While necessary to prevent overtopping the levees during the extended high river of 2019, Nungesser claimed opening the Bonnet Carré Spillway caused “almost $250 million in environmental/economic damages to both Louisiana and Mississippi, ultimately killing 337 shallow water bottlenose dolphins.”

By comparison, the BP well blowout and spill, which was the largest oil spill in United States history, killed 91 dolphins, he said.

“The dolphins are the canary in the coal mine and show the devastation to the ecosystem at the very end of the damage cycle,” Nungesser said.

In the federal permit application, Nungesser said CPRA requested a waiver from the Marine Mammal Protection Act. CPRA requested a waiver that only “requires the monitoring and rehabilitation of shallow water dolphins after the MBSD is in operation.”

“How do you monitor or rehabilitate a deceased dolphin, or a dolphin that has been severely impacted by river water intrusion?” he asks.

Louisiana fishermen land more than 1 million pounds of seafood each year, Nungesser’s presentation explains. Louisiana tourism is “directly tied to our fisheries, and our world-famous restaurants and cuisine.”

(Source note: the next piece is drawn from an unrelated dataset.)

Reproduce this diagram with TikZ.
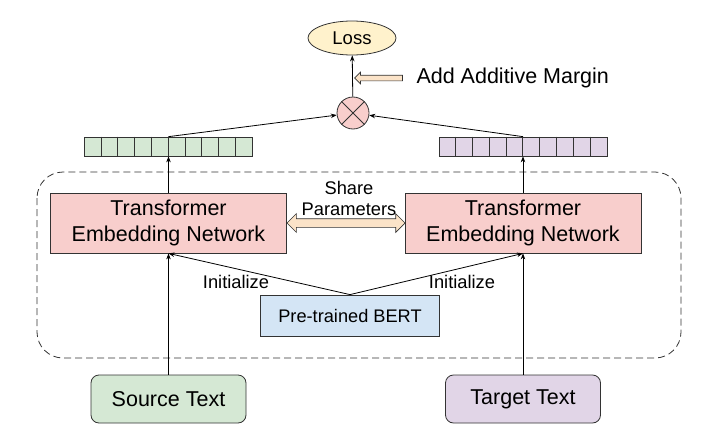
\documentclass[tikz,border=0pt]{standalone}
\usepackage{fontspec}
\setmainfont{Liberation Sans}
\usetikzlibrary{shapes.geometric,shapes.arrows,arrows.meta}
\definecolor{pinkc}{HTML}{F8CECC}
\definecolor{greenc}{HTML}{D5E8D4}
\definecolor{purplec}{HTML}{E1D5E7}
\definecolor{bluec}{HTML}{D4E5F5}
\definecolor{yellowc}{HTML}{FFF2CC}
\definecolor{orangec}{HTML}{FBE3C8}
\definecolor{edgec}{HTML}{333333}
\begin{document}
\begin{tikzpicture}[x=1pt,y=-1pt,
  netbox/.style={draw=edgec, line width=0.8pt, fill=pinkc, minimum width=236pt, minimum height=60pt, align=center, inner sep=0pt, font=\fontsize{21.5}{26}\selectfont},
  textbox/.style={draw=edgec, line width=0.8pt, rounded corners=8pt, minimum width=155pt, minimum height=48pt, inner sep=0pt, font=\fontsize{21.5}{25}\selectfont},
  vecbox/.style={draw=edgec, line width=0.7pt, minimum width=168pt, minimum height=19pt, inner sep=0pt},
  lbl/.style={font=\fontsize{18.3}{21}\selectfont},
  conn/.style={-{Stealth[length=6pt,width=4.5pt]}, line width=0.8pt, draw=black},
]
\useasboundingbox (0,0) rectangle (702,447);

% dashed container
\draw[edgec, line width=0.8pt, dash pattern=on 7pt off 4pt, rounded corners=26pt] (37,172) rectangle (681,358);

% top
\node[ellipse, draw=edgec, line width=0.8pt, fill=yellowc, minimum width=88pt, minimum height=34pt, inner sep=0pt, font=\fontsize{18.5}{22}\selectfont] (loss) at (352,38) {Loss};
\node[circle, draw=edgec, line width=0.8pt, fill=pinkc, minimum size=32pt, inner sep=0pt] (mul) at (353,113) {};
\draw[edgec, line width=0.8pt] (mul.north west) -- (mul.south east) (mul.north east) -- (mul.south west);
\draw[conn] (mul) -- (loss);

\node[single arrow, shape border rotate=180, draw=edgec, line width=0.7pt, fill=orangec, minimum height=48pt, inner sep=0pt, inner ysep=2.5pt, single arrow head extend=3pt] (marg) at (380,78) {};
\node[anchor=west, font=\fontsize{21.5}{25}\selectfont] (margt) at (413,78) {Add Additive Margin};

% vectors
\node[vecbox, fill=greenc] (lvec) at (168.5,146.5) {};
\node[vecbox, fill=purplec] (rvec) at (523,146.5) {};
\foreach \i in {1,...,9}{
  \draw[edgec, line width=0.7pt] (lvec.north west) ++(\i*16.8,0) -- ++(0,19);
  \draw[edgec, line width=0.7pt] (rvec.north west) ++(\i*16.8,0) -- ++(0,19);
}
\draw[conn] (lvec.north) -- (mul);
\draw[conn] (rvec.north) -- (mul);

% networks
\node[netbox] (lbox) at (168.5,223) {Transformer\\Embedding Network};
\node[netbox] (rbox) at (523,223) {Transformer\\Embedding Network};
\draw[conn] (lbox.north) -- (lvec.south);
\draw[conn] (rbox.north) -- (rvec.south);

\node[double arrow, draw=edgec, line width=0.7pt, fill=orangec, minimum height=118pt, inner sep=0pt, inner ysep=4pt, double arrow head extend=5pt] (share) at (346,223) {};
\node[lbl, align=center] (sharet) at (349,198.5) {Share\\Parameters};

% BERT
\node[draw=edgec, line width=0.8pt, fill=bluec, minimum width=179pt, minimum height=41pt, inner sep=0pt, font=\fontsize{18.2}{21}\selectfont] (bert) at (350,315.5) {Pre-trained BERT};
\draw[conn] (bert.north) -- (lbox.south);
\draw[conn] (bert.north) -- (rbox.south);
\node[lbl] (initl) at (236,282) {Initialize};
\node[lbl] (initr) at (462,282) {Initialize};

% inputs
\node[textbox, fill=greenc] (src) at (168.5,399) {Source Text};
\node[textbox, fill=purplec] (tgt) at (523,399) {Target Text};
\draw[conn] (src) -- (lbox);
\draw[conn] (tgt) -- (rbox);
\end{tikzpicture}
\end{document}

The Marine Mammal Commission commissioned a study by the University of St. Andrews of the impact of the Mid Breton Sediment Diversion on shallow-water bottlenose dolphins.

Louisiana and Mississippi are home to the world’s largest population of bottlenose dolphins, the presentation said. The St. Andrews study estimates a 70 percent morbidity rate for the dolphins and concludes that within 50 years of the Mid Breton Sediment Diversion operating, bottlenose dolphins will be extinct.